Spark SQL

Spark SQL

It seems that a huge part of understanding the differences between Spark 1 and 2 is getting a handle on Spark SQL. I gave the release paper by Armbrust et al. 2015 a first run through and am collecting my thoughts on it.

Resilient Distributed Datasets (RDDs) were and still are the fundamental elements of Spark. Spark 1 was all about transforming and acting upon RDDs directly as the programmer. While a programmer can still touch RDDs, the main achievement in Spark 2 is the Dataset abstraction. Everyone is encouraged to work with Datasets for most purposes at this point, and I’ve certainly got plenty to learn on that front. But I was interested in the Dataframe abstraction, because it seemed like the awkward and tragically overlooked middle child in the RDD / Dataframe / Dataset Spark family. Dataframes were introduced along with Spark SQL, so their most important contribution was bringing SQL functionality to Spark. This functionality has been folded into Datasets, hence the tendency to forget Dataframes.

The major achievement of Spark SQL is integrating the relational approach of SQL with the procedural approach of Scala / Spark so that SQL operations can be performed directly within the Spark framework using Scala, Python, or Java. The Dataframe API is an important piece of this achievement, as is the Catalyst optimizer that uses Scala’s functional language characteristics to act as a sort of compiler language for optimizing Dataframe manipulations in Spark.

A fair bit of this paper discusses the Spark basics of lazy transformations, where the scheduler builds up and optimizes the DAG, and actions that actually execute the DAG plan. I learned these basics a little while ago, but this paper also goes into fine-grained detail on how Catalyst accomplishes this optimization. The sort of keywords seem to be Scala’s pattern matching and quasiquotes features, so I should look into these further as I continue learning. The really cool thing about Catalyst is that it was designed to be extensible and has already benefited from a number of customizations. ADAM is one such contributer to Catalyst, and now I have a better background for understanding what it means to say that ADAM improved optimization of coordinate joins, for example. The Spark SQL authors say that Catalyst optimization is relatively easy, but I think I have a little ways to go before I am tinkering with it!

One of the main reasons for Catalyst is the huge leap in advanced analytics it has facilitated. The authors discuss the new support for JSON, XML, and other data sources as well as integration with the machine learning library MLlib. Data sources and user-defined functions are also extensible, but again I think this will come later for me.

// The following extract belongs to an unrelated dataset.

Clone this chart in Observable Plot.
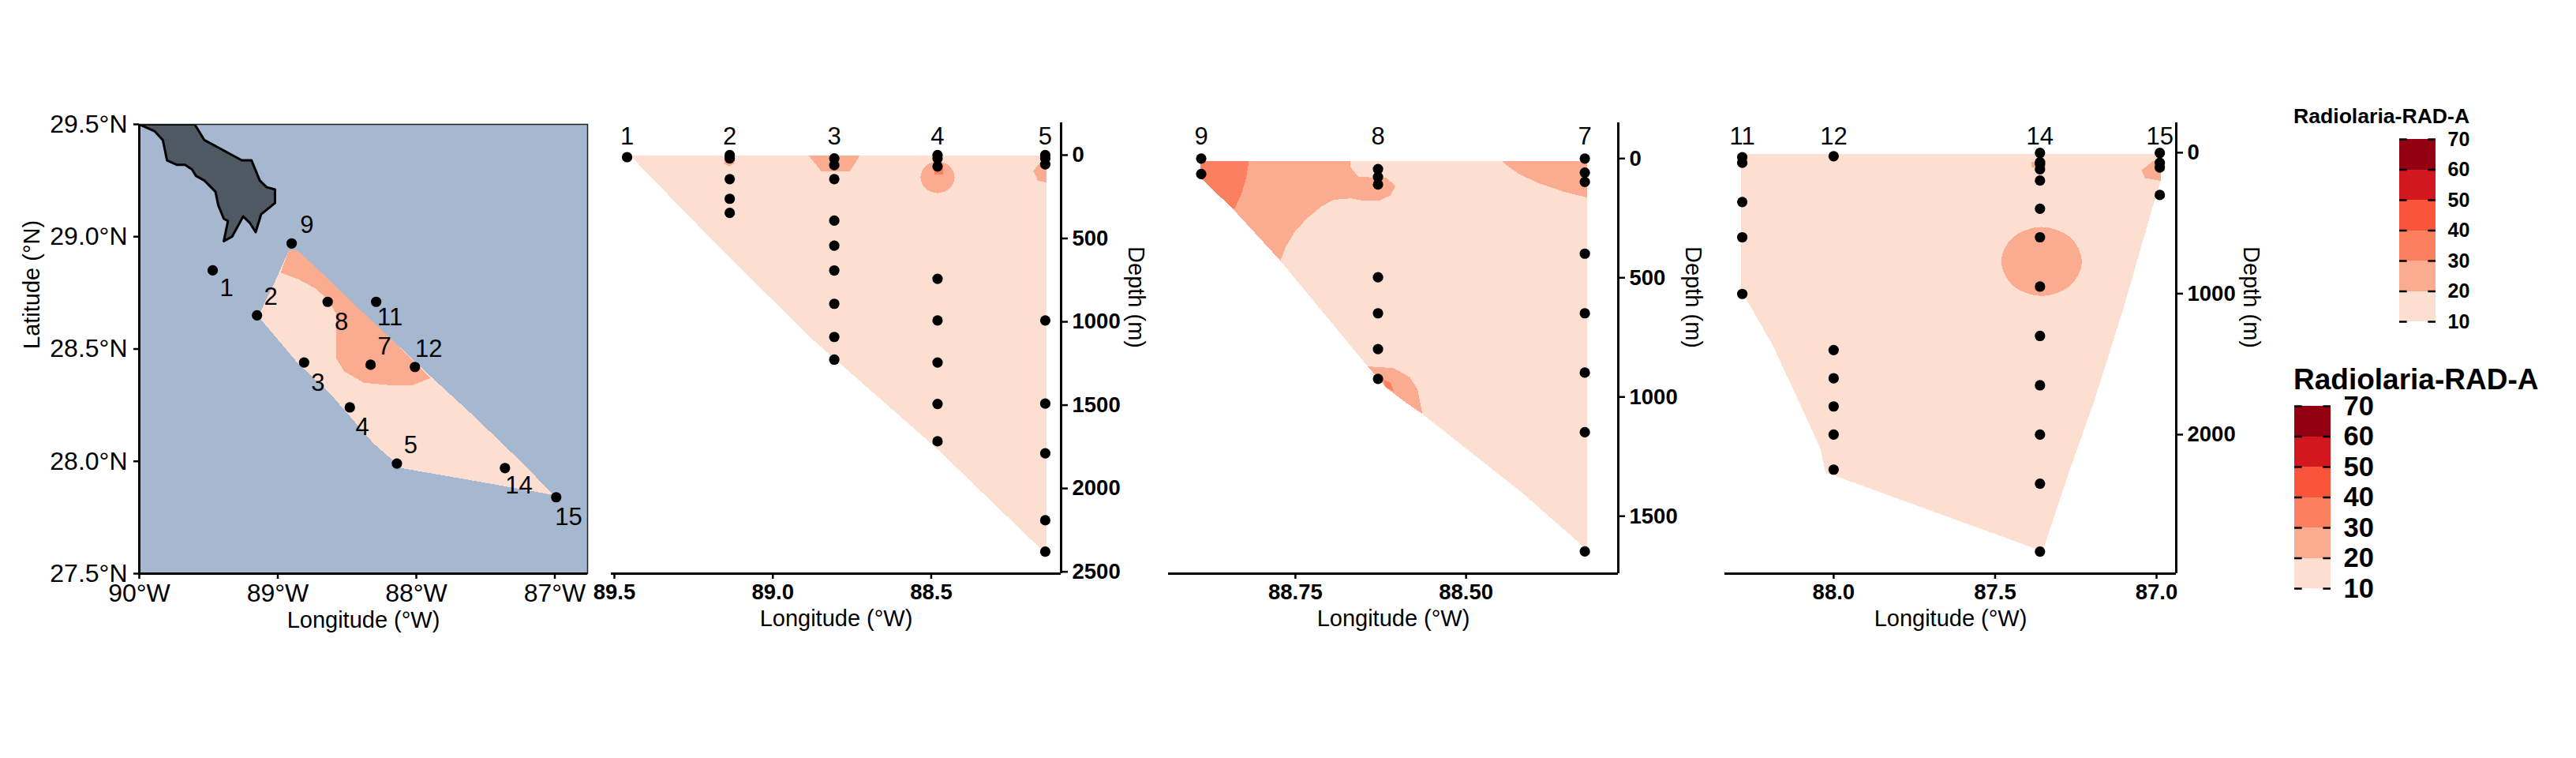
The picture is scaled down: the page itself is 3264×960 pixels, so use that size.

The bottom line for me right now is that I’m excited to carry my new 601 MySQL skills and relational database knowledge into the Spark SQL domain. I have had some trouble making sense of how to manipulate RDDs directly, so it’s really empowering to see that I should be able to move pretty freely around Spark Dataframes and Datasets with Spark SQL. It also makes me feel like I’m learning a much more broadly applicable skillset in working with Spark Datasets, because really anyone who knows SQL can get a handle on what I’m working on.